Ready for the big day tomorrow …

May 19
The big test
The box is ready and everything can be tested together at a fixed location. Unfortunately, the drop of my beamer is not large enough to cover the whole acrylic plate to provide a full screen image. No disaster because this is a prototype, I will fix this later. I adjust the camera on the image that has been dropped by the beamer. In Touchlib I make sure he sees only the dropped image. I rule the filters and see my ‘blob’ as very bright. The calibration does its job very well and the first touches are a fact.



May 17
All in the box
It is important to have a solid box that’s toddler-proof. It should be a hard enclosure that sets and keeps all the hardware in a safe way, on the desired location. Inexpensive still firmly pressed wood is an interesting solution. The box consists of 4 separate parts which can quickly put together and take apart. On this way it becomes mobile and compact during transport. On the surface there is a hole where the acrylic plate and ledframe will come. On the other side of the surface, there is room for a laptop to set up for observations that can be done. A handy and useful work surface. Under this surface is a second floor where the mirror with a beamer takes place. The camera is set on the beamer where it captures the screen trough the mirror.



May 13
B stands for beamer
The next step is the same setup but with a beamer which projects the signal through a mirror on the acrylic. Among the acrylic I’ve pasted a piece of chalkpaper. Especially important now is to know whether the light of the beamer is going to be held by the IR-filter in front of the camera and whether the infrared light will still be visible through the chalkpaper. It works perfect and I can start building my box that holds all the elements and protects all the hardware.

May 11
The first test-setup
The moment where I can put everything together is reached. For now I use 2 trestles that must support my acrylic. The frames with LEDs are mounted on the sides (provisionally with adhesive tape) and the camera is underneath the plate. With Touchlib I play with the options (mainly through the use of filters), making a clear as possible picture of my touches on the plate.
In this first test I notice that direct sunlight or other ambient light of the sun is a bad factor because it’s the largest source of infrared light. From now on there will only be tested in a dark room with minimal ambient light. The camera gives a clear picture of the touches (after the outbreak of the IR filter in front of the lens!).
Below a picture without the filter on my camera.


May 11
Wiring
For the wiring of my leds I use a wire of 0.5 mm with isolation. I place in every hole a led and hang 8 leds at a time to each other by connecting every positive pole with the negative of the next one. After every 8 leds I hang a 1-ohm-resistor to this row and a wire that I connect to a ‘breadbord.
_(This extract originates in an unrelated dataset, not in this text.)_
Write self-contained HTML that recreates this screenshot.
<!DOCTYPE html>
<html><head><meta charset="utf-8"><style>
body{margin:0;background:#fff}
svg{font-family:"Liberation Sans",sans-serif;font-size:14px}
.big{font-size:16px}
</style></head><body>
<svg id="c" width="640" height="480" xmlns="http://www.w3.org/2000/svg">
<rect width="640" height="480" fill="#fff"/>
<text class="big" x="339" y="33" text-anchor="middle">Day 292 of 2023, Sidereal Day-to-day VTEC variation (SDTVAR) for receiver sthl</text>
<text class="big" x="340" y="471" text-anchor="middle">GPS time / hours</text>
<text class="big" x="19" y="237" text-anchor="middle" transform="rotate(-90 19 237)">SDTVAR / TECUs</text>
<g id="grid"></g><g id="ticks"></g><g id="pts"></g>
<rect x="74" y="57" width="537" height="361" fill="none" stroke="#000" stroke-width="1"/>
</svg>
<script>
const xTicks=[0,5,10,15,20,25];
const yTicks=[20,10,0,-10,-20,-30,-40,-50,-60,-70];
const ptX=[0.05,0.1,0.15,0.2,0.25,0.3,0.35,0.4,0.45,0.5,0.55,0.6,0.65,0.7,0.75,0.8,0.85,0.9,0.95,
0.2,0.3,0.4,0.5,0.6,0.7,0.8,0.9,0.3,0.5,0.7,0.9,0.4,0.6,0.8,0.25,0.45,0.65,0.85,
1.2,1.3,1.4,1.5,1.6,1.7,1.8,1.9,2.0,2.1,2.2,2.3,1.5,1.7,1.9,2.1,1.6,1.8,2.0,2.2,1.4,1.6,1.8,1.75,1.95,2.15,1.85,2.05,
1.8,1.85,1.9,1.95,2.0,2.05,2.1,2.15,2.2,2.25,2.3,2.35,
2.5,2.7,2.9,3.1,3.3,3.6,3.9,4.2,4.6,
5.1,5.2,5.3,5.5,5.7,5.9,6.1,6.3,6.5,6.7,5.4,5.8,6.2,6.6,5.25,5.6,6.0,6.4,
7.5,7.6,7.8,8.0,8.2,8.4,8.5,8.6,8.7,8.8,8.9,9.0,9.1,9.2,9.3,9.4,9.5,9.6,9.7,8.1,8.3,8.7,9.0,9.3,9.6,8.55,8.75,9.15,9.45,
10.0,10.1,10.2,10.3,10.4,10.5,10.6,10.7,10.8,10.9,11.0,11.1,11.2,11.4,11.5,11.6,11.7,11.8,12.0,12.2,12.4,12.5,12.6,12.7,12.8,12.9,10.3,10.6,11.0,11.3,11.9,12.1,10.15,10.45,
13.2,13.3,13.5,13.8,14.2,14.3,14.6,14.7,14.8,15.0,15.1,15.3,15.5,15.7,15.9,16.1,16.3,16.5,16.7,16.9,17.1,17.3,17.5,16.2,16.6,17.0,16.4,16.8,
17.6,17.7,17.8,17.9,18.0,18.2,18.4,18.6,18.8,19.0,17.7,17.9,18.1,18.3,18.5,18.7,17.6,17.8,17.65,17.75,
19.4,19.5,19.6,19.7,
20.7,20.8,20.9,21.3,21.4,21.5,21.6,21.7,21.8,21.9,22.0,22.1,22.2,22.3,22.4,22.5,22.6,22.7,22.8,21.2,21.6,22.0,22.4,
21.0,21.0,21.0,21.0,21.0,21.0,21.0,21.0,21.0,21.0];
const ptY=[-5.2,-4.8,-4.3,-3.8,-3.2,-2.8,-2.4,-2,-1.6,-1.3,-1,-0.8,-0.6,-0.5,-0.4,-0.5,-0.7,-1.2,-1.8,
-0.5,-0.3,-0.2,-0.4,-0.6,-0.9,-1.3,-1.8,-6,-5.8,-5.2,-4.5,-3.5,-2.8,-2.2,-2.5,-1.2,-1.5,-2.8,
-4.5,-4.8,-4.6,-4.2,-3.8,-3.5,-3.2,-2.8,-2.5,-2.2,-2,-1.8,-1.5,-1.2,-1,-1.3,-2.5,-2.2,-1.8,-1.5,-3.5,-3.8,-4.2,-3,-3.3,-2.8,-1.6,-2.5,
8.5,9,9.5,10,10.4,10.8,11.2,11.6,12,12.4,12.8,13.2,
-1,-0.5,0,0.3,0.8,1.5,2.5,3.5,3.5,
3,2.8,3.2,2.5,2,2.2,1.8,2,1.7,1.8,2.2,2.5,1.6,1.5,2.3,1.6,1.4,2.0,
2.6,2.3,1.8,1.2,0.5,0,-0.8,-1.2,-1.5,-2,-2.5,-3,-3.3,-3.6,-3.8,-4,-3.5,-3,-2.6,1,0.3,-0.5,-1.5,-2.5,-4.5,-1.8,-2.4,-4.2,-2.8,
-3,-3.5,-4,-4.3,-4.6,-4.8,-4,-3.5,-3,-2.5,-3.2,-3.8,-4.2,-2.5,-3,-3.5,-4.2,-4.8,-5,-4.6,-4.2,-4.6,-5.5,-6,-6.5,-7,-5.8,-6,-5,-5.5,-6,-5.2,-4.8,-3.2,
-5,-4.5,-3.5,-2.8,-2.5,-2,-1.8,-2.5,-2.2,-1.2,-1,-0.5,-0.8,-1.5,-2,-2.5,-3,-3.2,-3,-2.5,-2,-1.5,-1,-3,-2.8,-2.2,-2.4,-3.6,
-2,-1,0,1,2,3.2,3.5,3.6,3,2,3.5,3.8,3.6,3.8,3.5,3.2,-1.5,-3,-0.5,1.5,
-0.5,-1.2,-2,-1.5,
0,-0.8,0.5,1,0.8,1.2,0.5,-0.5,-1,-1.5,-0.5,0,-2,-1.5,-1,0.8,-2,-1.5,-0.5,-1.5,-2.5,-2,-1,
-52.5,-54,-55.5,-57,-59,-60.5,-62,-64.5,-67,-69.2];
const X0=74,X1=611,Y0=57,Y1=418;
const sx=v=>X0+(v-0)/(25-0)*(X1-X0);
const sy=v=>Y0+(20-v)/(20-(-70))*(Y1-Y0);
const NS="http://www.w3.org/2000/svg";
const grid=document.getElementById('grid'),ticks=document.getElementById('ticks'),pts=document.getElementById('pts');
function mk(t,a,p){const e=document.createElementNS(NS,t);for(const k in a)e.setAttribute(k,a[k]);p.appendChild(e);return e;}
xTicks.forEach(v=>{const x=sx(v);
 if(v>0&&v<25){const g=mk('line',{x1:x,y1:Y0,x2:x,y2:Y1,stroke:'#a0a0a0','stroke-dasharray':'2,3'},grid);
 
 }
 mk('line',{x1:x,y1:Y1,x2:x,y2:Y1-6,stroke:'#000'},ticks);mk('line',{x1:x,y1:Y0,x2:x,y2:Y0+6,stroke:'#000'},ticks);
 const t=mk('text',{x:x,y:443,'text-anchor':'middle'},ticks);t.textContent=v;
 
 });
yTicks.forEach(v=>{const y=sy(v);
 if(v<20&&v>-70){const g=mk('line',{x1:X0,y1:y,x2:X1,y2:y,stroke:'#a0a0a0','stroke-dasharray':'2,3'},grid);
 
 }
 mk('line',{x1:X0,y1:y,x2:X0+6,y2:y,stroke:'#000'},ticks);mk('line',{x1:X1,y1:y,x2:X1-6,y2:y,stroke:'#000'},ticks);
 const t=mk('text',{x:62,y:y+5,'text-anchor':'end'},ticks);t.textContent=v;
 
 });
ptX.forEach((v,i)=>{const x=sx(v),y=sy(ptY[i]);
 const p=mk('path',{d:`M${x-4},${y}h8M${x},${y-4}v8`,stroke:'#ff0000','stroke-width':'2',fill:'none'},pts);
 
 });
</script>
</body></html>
This is a small connection plate which connects the incoming wires very simply. This step, I repeat 5 times on each side and in total 10 times to create a fully connected frame with leds. I test the fresh wired circuit with positive results.



May 7
Framework
Before I start wiring the leds I first finish the frame where the leds will take place in. Because I am using the most powerful IR LED who can handle a relatively large luminous, I decide to put on every long side 40 IR LEDs. Which means a total of 80 leds. So I drilled on every half a centimeter a hole with a diameter of 5mm (the actual diameter of my leds). Because my plastic frame is deeper than the thickness of my acrylic, I clear a few millimeters of this strip. After this, the hole can be drilled right in the middle on the edges of the plate, and gives a perfect position to be able to reflect in the glass. Thereafter, the frame has to be sawn at an angle of 45 ° sawn to be connectable to each other to create a complete framework.



May 6
Led it be
Despite my electronics background I still keep in touch with my local electronic shop and the worldwide web so my leds certainly will not be overloaded with too much power. I used the ledwizard. This is a small online application that perfectly tells you how to wire your leds and how much resistors from the kind you need. As power source, I use an old PC power supply with an AT connector. This normally gives a direct output to the motherboard of the computer and gives a DC voltage of 12volt. I should put my leds in 10 different rows of 8 LEDs in a parallel circuit. Each row should contain a resistor of 1 ohms so my leds cannot be overloaded. After testing the I concluded that an infrared led has a total different characteristic than a normal led. The anode and cathode of an IR have led have reverse characteristics compared with an ordinary led. Therefore, I connect my source in reversed order. Before I connect everything together I first test 1 row with 8 LEDs and 1 resistor . The leds are shining. Now I am sure that the 7 other rows will also work and I can get started with the wiring of 80 leds.


May 3
Here comes the graining
Now I am pretty sure that my filter is working correctly, I can get started with my acrylic plate. To save costs, I have only let them saw my plate and I have not chosen for the polishing-option. It is important that the edges of this acrylic plate are very bright. Because infrared light has got to go through it and be able to reflect through the plate. I started sanding with the largest grain and so on until the smallest grain. I used sandpaper of 5 gridtypes: 360-400-600-1000-1200. Water during the sanding creates an even finer edge and can do wonders. After the finest grain (1200), I have finished everything with silvercleaner and then with polish to a have a very smooth clear edge. Normally I use only the long sides of the plate for putting in the leds, but I have also grained the short sides. Here also will be reflection, because I will use a white frame.